Prompt = Every line below should be copied exactly; drop the pictures.

Dataset excerpt =
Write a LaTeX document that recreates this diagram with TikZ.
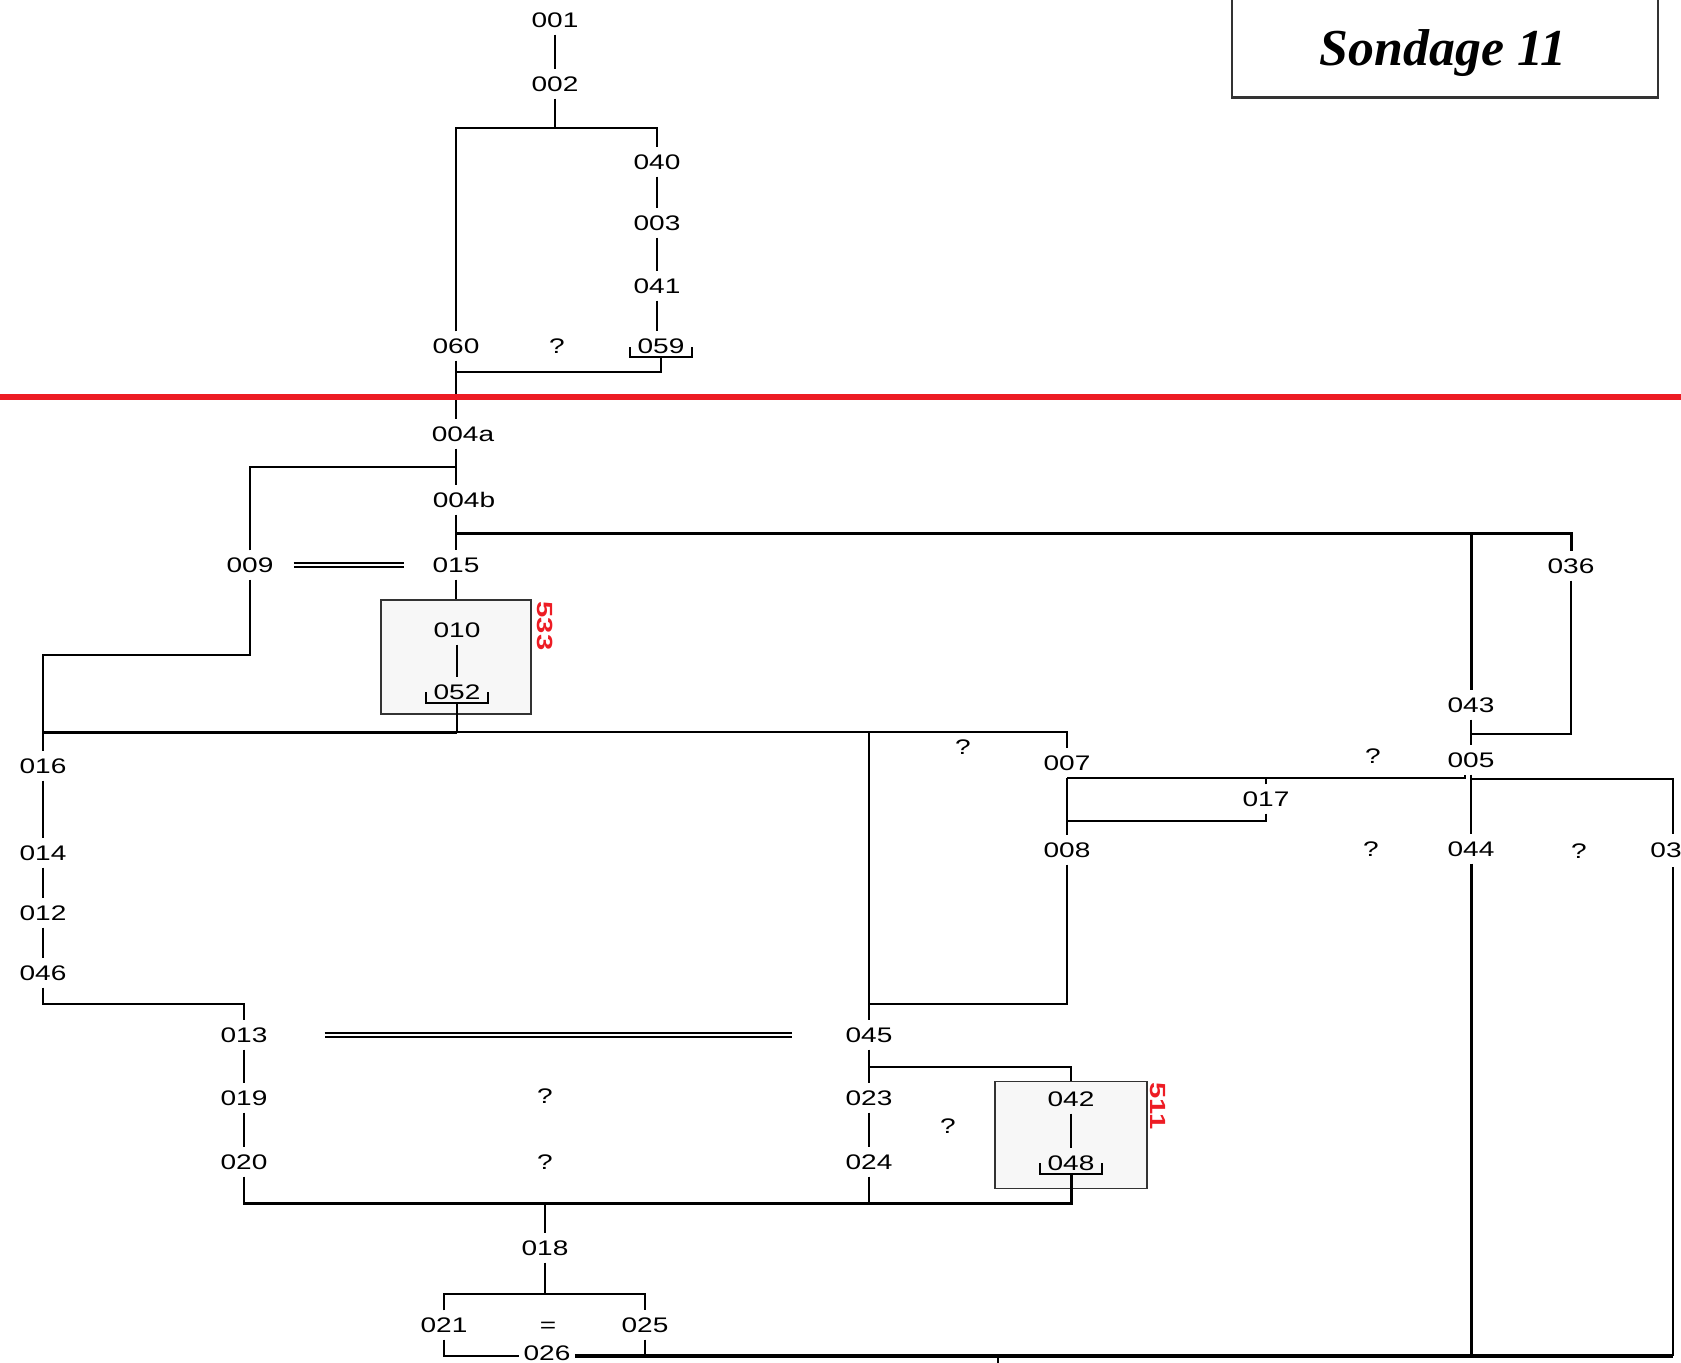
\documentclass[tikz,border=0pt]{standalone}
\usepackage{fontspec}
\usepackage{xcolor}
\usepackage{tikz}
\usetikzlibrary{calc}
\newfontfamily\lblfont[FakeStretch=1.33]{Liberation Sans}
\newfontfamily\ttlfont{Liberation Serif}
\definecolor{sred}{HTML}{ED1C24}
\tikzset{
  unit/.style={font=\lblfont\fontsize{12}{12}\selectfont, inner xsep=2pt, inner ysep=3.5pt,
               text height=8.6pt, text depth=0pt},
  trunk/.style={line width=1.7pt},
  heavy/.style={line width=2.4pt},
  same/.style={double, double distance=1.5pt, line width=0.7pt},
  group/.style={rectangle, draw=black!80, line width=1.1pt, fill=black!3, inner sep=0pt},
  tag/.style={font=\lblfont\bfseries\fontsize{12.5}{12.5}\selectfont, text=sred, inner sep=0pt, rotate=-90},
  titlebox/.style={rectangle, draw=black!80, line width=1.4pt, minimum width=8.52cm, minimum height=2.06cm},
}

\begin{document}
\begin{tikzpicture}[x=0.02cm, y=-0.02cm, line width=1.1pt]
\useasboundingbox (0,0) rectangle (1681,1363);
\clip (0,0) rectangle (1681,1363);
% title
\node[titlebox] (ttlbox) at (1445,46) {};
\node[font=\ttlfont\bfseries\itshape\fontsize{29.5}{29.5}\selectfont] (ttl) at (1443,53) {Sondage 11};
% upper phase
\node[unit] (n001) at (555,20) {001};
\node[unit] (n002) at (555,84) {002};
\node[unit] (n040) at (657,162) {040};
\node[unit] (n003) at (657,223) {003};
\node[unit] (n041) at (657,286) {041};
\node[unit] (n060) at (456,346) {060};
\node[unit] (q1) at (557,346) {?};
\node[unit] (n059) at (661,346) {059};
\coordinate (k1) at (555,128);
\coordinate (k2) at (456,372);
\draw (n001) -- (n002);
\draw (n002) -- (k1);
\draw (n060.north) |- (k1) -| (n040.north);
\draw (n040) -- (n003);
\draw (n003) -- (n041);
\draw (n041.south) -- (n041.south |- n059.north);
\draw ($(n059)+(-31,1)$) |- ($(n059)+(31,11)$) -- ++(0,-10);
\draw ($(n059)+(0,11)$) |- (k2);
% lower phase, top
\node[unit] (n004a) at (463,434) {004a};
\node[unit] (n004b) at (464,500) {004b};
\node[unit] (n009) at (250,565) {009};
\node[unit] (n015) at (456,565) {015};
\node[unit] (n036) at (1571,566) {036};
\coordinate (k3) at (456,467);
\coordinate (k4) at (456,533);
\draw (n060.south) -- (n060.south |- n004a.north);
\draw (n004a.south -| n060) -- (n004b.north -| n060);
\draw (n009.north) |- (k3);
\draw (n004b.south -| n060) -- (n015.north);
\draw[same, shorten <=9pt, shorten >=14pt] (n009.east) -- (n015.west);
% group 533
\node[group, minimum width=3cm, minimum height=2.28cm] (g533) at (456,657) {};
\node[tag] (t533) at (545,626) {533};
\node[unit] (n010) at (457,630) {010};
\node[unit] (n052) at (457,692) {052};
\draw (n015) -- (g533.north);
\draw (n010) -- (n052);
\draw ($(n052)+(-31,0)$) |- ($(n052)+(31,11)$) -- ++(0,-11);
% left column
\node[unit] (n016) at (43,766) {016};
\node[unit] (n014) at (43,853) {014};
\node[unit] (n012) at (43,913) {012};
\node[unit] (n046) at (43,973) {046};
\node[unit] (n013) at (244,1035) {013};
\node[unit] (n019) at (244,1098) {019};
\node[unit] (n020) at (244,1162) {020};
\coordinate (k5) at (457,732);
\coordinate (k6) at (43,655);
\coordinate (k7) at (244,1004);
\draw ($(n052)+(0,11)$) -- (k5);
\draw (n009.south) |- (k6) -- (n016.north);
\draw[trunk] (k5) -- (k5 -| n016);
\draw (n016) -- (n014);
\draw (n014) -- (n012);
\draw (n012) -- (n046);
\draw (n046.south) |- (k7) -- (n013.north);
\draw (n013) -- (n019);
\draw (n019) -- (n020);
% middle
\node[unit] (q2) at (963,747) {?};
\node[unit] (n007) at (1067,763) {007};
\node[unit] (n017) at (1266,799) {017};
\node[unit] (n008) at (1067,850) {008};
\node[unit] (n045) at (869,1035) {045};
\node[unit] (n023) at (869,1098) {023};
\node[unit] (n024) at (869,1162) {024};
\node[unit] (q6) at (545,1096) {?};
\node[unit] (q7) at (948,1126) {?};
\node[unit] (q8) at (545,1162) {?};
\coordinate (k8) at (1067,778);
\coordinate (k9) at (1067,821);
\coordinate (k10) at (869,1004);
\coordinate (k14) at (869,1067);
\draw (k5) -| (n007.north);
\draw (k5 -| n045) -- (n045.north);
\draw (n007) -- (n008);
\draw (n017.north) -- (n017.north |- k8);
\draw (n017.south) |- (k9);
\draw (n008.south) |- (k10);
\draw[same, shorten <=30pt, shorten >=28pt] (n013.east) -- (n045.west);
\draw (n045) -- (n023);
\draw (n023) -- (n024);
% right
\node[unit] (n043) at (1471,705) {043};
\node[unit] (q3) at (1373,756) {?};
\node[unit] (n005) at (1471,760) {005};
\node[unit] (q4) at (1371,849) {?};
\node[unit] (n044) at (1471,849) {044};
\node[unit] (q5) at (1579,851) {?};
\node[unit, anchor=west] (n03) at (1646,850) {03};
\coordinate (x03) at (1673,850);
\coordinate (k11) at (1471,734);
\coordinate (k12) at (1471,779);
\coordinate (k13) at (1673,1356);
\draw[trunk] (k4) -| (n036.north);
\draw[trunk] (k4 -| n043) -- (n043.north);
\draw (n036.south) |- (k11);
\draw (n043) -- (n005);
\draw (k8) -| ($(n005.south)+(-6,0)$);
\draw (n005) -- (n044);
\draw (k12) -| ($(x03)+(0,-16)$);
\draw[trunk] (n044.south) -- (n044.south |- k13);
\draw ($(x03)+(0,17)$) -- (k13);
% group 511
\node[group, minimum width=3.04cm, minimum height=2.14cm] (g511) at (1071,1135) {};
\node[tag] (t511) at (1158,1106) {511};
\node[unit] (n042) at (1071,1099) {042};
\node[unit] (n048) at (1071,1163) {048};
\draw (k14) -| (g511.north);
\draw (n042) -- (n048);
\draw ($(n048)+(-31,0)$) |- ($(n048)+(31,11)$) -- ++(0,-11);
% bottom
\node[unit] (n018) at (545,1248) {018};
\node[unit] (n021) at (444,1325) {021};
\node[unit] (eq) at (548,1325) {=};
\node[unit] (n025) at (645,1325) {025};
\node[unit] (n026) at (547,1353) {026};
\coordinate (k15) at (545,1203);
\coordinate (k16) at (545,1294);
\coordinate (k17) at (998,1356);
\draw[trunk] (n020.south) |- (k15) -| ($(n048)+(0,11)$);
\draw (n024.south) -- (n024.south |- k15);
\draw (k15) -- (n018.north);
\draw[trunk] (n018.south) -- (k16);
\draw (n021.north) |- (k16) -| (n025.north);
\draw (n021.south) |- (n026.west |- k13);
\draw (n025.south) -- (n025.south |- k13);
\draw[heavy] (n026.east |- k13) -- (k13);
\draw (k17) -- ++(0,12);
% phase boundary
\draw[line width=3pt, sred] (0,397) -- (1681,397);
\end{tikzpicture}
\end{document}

The answer =
Write a LaTeX document that recreates this diagram with TikZ.
\documentclass[tikz,border=0pt]{standalone}
\usepackage{fontspec}
\usepackage{xcolor}
\usepackage{tikz}
\usetikzlibrary{calc}
\newfontfamily\lblfont[FakeStretch=1.33]{Liberation Sans}
\newfontfamily\ttlfont{Liberation Serif}
\definecolor{sred}{HTML}{ED1C24}
\tikzset{
  unit/.style={font=\lblfont\fontsize{12}{12}\selectfont, inner xsep=2pt, inner ysep=3.5pt,
               text height=8.6pt, text depth=0pt},
  trunk/.style={line width=1.7pt},
  heavy/.style={line width=2.4pt},
  same/.style={double, double distance=1.5pt, line width=0.7pt},
  group/.style={rectangle, draw=black!80, line width=1.1pt, fill=black!3, inner sep=0pt},
  tag/.style={font=\lblfont\bfseries\fontsize{12.5}{12.5}\selectfont, text=sred, inner sep=0pt, rotate=-90},
  titlebox/.style={rectangle, draw=black!80, line width=1.4pt, minimum width=8.52cm, minimum height=2.06cm},
}

\begin{document}
\begin{tikzpicture}[x=0.02cm, y=-0.02cm, line width=1.1pt]
\useasboundingbox (0,0) rectangle (1681,1363);
\clip (0,0) rectangle (1681,1363);
% title
\node[titlebox] (ttlbox) at (1445,46) {};
\node[font=\ttlfont\bfseries\itshape\fontsize{29.5}{29.5}\selectfont] (ttl) at (1443,53) {Sondage 11};
% upper phase
\node[unit] (n001) at (555,20) {001};
\node[unit] (n002) at (555,84) {002};
\node[unit] (n040) at (657,162) {040};
\node[unit] (n003) at (657,223) {003};
\node[unit] (n041) at (657,286) {041};
\node[unit] (n060) at (456,346) {060};
\node[unit] (q1) at (557,346) {?};
\node[unit] (n059) at (661,346) {059};
\coordinate (k1) at (555,128);
\coordinate (k2) at (456,372);
\draw (n001) -- (n002);
\draw (n002) -- (k1);
\draw (n060.north) |- (k1) -| (n040.north);
\draw (n040) -- (n003);
\draw (n003) -- (n041);
\draw (n041.south) -- (n041.south |- n059.north);
\draw ($(n059)+(-31,1)$) |- ($(n059)+(31,11)$) -- ++(0,-10);
\draw ($(n059)+(0,11)$) |- (k2);
% lower phase, top
\node[unit] (n004a) at (463,434) {004a};
\node[unit] (n004b) at (464,500) {004b};
\node[unit] (n009) at (250,565) {009};
\node[unit] (n015) at (456,565) {015};
\node[unit] (n036) at (1571,566) {036};
\coordinate (k3) at (456,467);
\coordinate (k4) at (456,533);
\draw (n060.south) -- (n060.south |- n004a.north);
\draw (n004a.south -| n060) -- (n004b.north -| n060);
\draw (n009.north) |- (k3);
\draw (n004b.south -| n060) -- (n015.north);
\draw[same, shorten <=9pt, shorten >=14pt] (n009.east) -- (n015.west);
% group 533
\node[group, minimum width=3cm, minimum height=2.28cm] (g533) at (456,657) {};
\node[tag] (t533) at (545,626) {533};
\node[unit] (n010) at (457,630) {010};
\node[unit] (n052) at (457,692) {052};
\draw (n015) -- (g533.north);
\draw (n010) -- (n052);
\draw ($(n052)+(-31,0)$) |- ($(n052)+(31,11)$) -- ++(0,-11);
% left column
\node[unit] (n016) at (43,766) {016};
\node[unit] (n014) at (43,853) {014};
\node[unit] (n012) at (43,913) {012};
\node[unit] (n046) at (43,973) {046};
\node[unit] (n013) at (244,1035) {013};
\node[unit] (n019) at (244,1098) {019};
\node[unit] (n020) at (244,1162) {020};
\coordinate (k5) at (457,732);
\coordinate (k6) at (43,655);
\coordinate (k7) at (244,1004);
\draw ($(n052)+(0,11)$) -- (k5);
\draw (n009.south) |- (k6) -- (n016.north);
\draw[trunk] (k5) -- (k5 -| n016);
\draw (n016) -- (n014);
\draw (n014) -- (n012);
\draw (n012) -- (n046);
\draw (n046.south) |- (k7) -- (n013.north);
\draw (n013) -- (n019);
\draw (n019) -- (n020);
% middle
\node[unit] (q2) at (963,747) {?};
\node[unit] (n007) at (1067,763) {007};
\node[unit] (n017) at (1266,799) {017};
\node[unit] (n008) at (1067,850) {008};
\node[unit] (n045) at (869,1035) {045};
\node[unit] (n023) at (869,1098) {023};
\node[unit] (n024) at (869,1162) {024};
\node[unit] (q6) at (545,1096) {?};
\node[unit] (q7) at (948,1126) {?};
\node[unit] (q8) at (545,1162) {?};
\coordinate (k8) at (1067,778);
\coordinate (k9) at (1067,821);
\coordinate (k10) at (869,1004);
\coordinate (k14) at (869,1067);
\draw (k5) -| (n007.north);
\draw (k5 -| n045) -- (n045.north);
\draw (n007) -- (n008);
\draw (n017.north) -- (n017.north |- k8);
\draw (n017.south) |- (k9);
\draw (n008.south) |- (k10);
\draw[same, shorten <=30pt, shorten >=28pt] (n013.east) -- (n045.west);
\draw (n045) -- (n023);
\draw (n023) -- (n024);
% right
\node[unit] (n043) at (1471,705) {043};
\node[unit] (q3) at (1373,756) {?};
\node[unit] (n005) at (1471,760) {005};
\node[unit] (q4) at (1371,849) {?};
\node[unit] (n044) at (1471,849) {044};
\node[unit] (q5) at (1579,851) {?};
\node[unit, anchor=west] (n03) at (1646,850) {03};
\coordinate (x03) at (1673,850);
\coordinate (k11) at (1471,734);
\coordinate (k12) at (1471,779);
\coordinate (k13) at (1673,1356);
\draw[trunk] (k4) -| (n036.north);
\draw[trunk] (k4 -| n043) -- (n043.north);
\draw (n036.south) |- (k11);
\draw (n043) -- (n005);
\draw (k8) -| ($(n005.south)+(-6,0)$);
\draw (n005) -- (n044);
\draw (k12) -| ($(x03)+(0,-16)$);
\draw[trunk] (n044.south) -- (n044.south |- k13);
\draw ($(x03)+(0,17)$) -- (k13);
% group 511
\node[group, minimum width=3.04cm, minimum height=2.14cm] (g511) at (1071,1135) {};
\node[tag] (t511) at (1158,1106) {511};
\node[unit] (n042) at (1071,1099) {042};
\node[unit] (n048) at (1071,1163) {048};
\draw (k14) -| (g511.north);
\draw (n042) -- (n048);
\draw ($(n048)+(-31,0)$) |- ($(n048)+(31,11)$) -- ++(0,-11);
% bottom
\node[unit] (n018) at (545,1248) {018};
\node[unit] (n021) at (444,1325) {021};
\node[unit] (eq) at (548,1325) {=};
\node[unit] (n025) at (645,1325) {025};
\node[unit] (n026) at (547,1353) {026};
\coordinate (k15) at (545,1203);
\coordinate (k16) at (545,1294);
\coordinate (k17) at (998,1356);
\draw[trunk] (n020.south) |- (k15) -| ($(n048)+(0,11)$);
\draw (n024.south) -- (n024.south |- k15);
\draw (k15) -- (n018.north);
\draw[trunk] (n018.south) -- (k16);
\draw (n021.north) |- (k16) -| (n025.north);
\draw (n021.south) |- (n026.west |- k13);
\draw (n025.south) -- (n025.south |- k13);
\draw[heavy] (n026.east |- k13) -- (k13);
\draw (k17) -- ++(0,12);
% phase boundary
\draw[line width=3pt, sred] (0,397) -- (1681,397);
\end{tikzpicture}
\end{document}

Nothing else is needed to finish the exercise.